Stored records —
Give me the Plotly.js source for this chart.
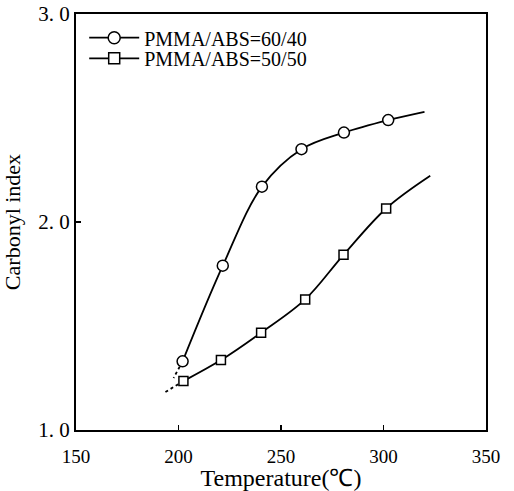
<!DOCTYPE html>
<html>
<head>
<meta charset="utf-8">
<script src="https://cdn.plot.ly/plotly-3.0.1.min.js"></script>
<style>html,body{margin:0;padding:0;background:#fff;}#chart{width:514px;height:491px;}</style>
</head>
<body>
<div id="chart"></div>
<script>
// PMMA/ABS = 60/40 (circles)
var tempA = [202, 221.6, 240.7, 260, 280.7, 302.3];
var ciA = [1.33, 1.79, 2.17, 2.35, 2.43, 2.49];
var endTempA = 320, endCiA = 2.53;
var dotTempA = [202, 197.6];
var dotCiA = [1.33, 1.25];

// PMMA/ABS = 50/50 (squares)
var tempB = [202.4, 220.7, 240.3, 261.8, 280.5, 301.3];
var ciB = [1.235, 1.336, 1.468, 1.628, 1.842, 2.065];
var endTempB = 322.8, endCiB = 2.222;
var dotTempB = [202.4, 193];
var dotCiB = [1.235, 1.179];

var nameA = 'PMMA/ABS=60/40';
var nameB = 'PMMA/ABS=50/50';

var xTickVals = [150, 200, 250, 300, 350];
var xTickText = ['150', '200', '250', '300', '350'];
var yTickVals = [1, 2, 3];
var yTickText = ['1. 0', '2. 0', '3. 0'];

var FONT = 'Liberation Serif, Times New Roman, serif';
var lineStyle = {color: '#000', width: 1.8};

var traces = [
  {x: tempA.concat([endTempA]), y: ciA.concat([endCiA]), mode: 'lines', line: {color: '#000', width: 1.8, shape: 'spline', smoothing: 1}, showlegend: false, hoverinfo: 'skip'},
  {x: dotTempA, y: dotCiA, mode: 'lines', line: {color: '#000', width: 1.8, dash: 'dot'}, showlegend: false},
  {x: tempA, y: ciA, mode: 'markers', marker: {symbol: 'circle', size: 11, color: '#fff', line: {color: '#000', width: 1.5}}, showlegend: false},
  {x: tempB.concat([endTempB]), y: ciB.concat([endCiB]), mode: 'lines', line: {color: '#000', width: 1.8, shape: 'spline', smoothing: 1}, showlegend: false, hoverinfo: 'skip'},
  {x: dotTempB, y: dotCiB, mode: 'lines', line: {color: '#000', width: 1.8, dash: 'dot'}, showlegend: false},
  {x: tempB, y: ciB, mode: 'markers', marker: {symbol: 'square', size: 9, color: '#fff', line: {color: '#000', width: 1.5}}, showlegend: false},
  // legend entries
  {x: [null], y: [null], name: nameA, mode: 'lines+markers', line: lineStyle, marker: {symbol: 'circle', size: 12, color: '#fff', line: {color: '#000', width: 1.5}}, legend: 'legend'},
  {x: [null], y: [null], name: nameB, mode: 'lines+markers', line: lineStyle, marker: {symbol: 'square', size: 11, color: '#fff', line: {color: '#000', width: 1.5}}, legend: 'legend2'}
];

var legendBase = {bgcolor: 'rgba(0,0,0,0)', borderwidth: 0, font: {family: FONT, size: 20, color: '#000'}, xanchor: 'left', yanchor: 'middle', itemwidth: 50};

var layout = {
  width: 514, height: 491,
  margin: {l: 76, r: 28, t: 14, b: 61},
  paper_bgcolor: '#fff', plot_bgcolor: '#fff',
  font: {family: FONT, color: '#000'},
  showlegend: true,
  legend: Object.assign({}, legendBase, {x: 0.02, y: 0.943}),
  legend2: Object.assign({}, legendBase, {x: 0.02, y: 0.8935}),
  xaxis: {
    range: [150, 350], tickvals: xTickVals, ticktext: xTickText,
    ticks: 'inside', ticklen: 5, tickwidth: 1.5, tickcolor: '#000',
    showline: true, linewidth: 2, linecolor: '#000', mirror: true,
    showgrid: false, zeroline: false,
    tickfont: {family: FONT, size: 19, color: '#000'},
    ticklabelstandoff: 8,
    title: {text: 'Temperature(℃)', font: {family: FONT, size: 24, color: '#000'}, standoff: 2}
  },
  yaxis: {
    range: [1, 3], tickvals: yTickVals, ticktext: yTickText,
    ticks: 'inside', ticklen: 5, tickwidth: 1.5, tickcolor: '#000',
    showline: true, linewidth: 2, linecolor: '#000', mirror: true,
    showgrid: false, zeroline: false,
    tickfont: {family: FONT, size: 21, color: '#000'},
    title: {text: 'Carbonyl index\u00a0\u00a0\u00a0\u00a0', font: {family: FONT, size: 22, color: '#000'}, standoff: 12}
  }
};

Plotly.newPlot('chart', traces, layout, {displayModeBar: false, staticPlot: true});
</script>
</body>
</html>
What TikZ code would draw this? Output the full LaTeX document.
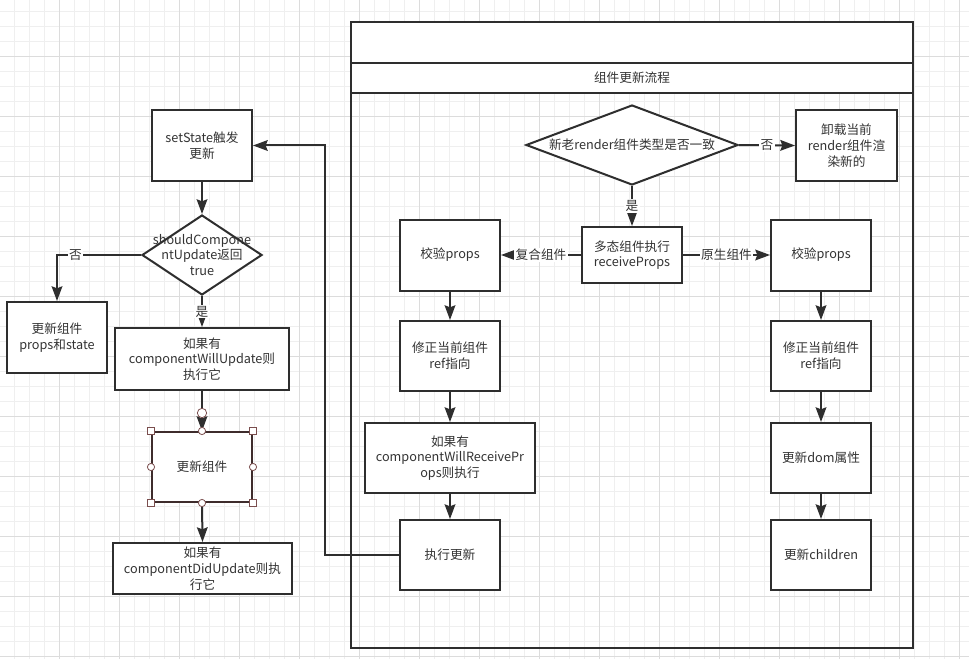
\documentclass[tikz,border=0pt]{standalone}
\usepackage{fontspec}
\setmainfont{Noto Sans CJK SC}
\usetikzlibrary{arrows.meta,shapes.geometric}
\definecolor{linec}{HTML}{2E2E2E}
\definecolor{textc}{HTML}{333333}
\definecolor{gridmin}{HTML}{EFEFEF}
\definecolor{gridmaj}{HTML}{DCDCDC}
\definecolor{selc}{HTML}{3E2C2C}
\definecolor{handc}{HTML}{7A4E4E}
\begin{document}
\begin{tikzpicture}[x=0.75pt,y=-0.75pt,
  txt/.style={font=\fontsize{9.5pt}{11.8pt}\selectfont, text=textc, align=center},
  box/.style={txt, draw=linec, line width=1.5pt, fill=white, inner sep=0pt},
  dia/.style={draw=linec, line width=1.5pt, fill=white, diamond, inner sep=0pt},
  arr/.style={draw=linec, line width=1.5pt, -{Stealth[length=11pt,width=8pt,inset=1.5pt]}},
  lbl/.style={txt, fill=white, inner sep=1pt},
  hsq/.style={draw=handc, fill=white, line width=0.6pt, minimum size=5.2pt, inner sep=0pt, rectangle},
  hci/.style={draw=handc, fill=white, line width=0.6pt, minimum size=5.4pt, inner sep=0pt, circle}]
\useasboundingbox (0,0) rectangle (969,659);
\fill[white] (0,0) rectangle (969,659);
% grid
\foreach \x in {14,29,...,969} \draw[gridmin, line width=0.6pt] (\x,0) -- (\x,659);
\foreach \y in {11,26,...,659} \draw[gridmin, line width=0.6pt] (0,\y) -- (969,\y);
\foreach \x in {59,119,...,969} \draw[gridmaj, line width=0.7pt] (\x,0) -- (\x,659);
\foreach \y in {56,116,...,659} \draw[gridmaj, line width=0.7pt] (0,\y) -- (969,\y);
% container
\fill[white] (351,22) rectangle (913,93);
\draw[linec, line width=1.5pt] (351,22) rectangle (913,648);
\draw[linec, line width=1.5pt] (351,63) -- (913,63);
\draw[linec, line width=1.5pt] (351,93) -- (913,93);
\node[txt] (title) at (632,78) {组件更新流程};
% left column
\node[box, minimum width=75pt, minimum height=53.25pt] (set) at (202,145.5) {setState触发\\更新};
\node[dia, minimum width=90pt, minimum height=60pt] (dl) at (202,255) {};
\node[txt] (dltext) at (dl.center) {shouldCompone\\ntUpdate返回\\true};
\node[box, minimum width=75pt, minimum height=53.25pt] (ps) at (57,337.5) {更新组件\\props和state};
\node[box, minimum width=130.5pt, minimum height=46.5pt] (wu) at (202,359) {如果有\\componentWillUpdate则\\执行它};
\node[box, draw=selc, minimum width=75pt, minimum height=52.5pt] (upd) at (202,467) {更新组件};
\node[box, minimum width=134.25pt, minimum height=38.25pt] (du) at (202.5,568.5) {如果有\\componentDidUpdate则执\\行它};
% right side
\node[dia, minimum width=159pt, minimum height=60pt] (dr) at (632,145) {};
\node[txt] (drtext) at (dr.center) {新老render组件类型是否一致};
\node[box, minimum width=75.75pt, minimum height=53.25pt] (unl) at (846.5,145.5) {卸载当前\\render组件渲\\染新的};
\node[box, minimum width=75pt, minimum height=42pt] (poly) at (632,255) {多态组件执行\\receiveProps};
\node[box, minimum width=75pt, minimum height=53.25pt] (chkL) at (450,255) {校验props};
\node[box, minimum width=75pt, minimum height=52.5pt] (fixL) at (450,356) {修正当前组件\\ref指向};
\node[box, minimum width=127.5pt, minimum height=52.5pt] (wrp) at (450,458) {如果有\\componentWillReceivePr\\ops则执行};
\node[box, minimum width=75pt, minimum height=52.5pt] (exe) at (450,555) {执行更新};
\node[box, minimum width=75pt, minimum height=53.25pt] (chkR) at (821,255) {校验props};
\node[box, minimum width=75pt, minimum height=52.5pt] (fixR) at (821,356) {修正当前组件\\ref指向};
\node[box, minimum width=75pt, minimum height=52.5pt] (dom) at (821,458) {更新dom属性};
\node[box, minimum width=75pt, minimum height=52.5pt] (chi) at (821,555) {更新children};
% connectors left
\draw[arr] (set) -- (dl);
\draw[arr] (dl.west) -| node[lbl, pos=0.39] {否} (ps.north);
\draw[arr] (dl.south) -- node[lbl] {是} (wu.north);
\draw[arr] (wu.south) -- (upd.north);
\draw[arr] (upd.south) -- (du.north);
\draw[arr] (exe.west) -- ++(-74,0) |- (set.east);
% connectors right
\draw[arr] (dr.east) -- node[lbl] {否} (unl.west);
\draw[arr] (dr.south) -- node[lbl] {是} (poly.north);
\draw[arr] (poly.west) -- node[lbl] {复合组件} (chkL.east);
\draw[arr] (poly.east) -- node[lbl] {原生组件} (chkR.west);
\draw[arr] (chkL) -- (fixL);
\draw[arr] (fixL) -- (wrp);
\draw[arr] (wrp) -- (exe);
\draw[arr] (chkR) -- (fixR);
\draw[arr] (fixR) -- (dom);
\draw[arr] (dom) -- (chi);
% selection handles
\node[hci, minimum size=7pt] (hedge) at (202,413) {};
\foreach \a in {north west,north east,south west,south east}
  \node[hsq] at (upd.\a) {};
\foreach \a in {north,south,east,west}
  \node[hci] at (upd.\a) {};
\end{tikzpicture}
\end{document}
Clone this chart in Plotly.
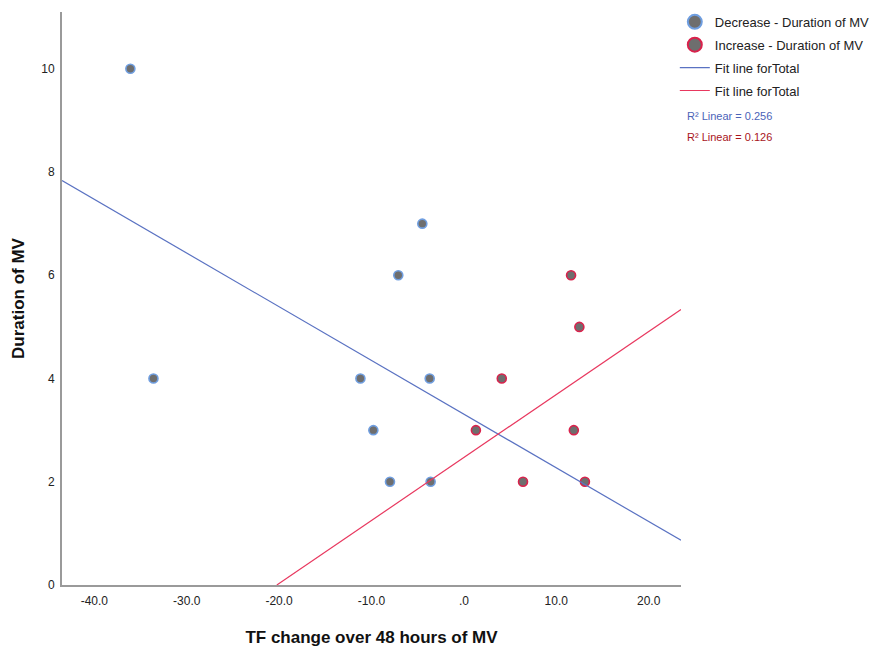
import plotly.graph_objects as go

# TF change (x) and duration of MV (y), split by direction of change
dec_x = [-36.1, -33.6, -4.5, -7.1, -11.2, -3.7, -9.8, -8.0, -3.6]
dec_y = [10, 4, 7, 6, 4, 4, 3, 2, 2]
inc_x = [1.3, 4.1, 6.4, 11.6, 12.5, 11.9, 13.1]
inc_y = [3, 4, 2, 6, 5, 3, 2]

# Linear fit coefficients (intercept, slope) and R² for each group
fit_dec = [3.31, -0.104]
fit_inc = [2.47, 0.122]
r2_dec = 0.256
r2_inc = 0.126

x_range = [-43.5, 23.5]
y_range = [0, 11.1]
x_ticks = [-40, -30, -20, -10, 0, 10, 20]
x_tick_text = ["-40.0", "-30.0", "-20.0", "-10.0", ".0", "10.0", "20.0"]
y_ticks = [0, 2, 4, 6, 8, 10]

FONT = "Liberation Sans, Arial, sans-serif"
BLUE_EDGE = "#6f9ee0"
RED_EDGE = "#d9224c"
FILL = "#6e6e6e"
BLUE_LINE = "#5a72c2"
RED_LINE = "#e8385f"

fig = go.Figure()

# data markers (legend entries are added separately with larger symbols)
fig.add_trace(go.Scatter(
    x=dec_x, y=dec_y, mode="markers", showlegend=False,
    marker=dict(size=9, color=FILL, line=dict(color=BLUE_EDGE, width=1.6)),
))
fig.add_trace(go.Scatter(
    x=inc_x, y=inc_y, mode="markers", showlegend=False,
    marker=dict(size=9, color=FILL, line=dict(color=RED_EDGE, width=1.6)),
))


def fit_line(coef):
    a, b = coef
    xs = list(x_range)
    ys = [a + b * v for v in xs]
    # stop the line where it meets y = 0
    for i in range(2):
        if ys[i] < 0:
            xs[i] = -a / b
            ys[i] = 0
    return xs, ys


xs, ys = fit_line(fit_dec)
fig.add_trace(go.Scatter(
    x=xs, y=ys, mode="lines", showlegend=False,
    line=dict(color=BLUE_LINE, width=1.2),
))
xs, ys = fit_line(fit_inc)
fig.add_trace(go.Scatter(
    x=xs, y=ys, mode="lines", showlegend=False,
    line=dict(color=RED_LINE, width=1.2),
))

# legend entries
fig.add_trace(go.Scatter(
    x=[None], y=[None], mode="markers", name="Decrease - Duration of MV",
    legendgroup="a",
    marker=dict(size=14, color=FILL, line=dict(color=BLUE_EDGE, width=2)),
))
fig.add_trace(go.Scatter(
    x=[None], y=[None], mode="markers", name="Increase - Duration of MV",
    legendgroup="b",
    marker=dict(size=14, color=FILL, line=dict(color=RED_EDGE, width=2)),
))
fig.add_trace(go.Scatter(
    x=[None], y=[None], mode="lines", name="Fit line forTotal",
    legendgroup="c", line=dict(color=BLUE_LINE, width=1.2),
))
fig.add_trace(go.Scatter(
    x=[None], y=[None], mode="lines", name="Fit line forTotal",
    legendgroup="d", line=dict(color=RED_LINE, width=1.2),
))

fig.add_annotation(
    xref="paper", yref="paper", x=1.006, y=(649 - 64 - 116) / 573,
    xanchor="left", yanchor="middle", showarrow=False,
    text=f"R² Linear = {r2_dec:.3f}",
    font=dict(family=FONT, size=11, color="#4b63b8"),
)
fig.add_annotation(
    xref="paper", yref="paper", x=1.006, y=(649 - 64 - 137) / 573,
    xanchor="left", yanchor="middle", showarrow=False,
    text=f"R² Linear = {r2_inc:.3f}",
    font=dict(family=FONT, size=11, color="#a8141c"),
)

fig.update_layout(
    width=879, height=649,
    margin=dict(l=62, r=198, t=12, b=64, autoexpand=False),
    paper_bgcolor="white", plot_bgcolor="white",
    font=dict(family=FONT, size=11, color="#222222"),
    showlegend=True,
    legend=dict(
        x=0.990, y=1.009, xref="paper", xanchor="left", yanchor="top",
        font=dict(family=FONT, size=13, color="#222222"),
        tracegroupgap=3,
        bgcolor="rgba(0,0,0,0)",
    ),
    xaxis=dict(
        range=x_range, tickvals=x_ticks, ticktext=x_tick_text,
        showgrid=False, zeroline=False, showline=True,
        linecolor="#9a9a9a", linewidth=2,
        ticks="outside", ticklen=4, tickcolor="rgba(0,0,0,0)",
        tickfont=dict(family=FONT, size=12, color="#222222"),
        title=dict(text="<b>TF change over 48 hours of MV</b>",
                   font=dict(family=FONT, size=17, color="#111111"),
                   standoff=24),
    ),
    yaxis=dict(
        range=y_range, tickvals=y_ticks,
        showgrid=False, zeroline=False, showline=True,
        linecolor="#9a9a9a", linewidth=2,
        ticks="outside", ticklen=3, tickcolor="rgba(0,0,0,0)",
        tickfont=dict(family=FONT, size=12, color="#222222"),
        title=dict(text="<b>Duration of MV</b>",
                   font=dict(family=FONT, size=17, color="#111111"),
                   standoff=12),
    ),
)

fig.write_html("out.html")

What is expected —
Return nothing but the lines running from the start of the data to the line with "var dotCiA = [1.33, 1.25];", please, both ends included and no pictures.

The output —
Give me the Plotly.js source for this chart.
<!DOCTYPE html>
<html>
<head>
<meta charset="utf-8">
<script src="https://cdn.plot.ly/plotly-3.0.1.min.js"></script>
<style>html,body{margin:0;padding:0;background:#fff;}#chart{width:514px;height:491px;}</style>
</head>
<body>
<div id="chart"></div>
<script>
// PMMA/ABS = 60/40 (circles)
var tempA = [202, 221.6, 240.7, 260, 280.7, 302.3];
var ciA = [1.33, 1.79, 2.17, 2.35, 2.43, 2.49];
var endTempA = 320, endCiA = 2.53;
var dotTempA = [202, 197.6];
var dotCiA = [1.33, 1.25];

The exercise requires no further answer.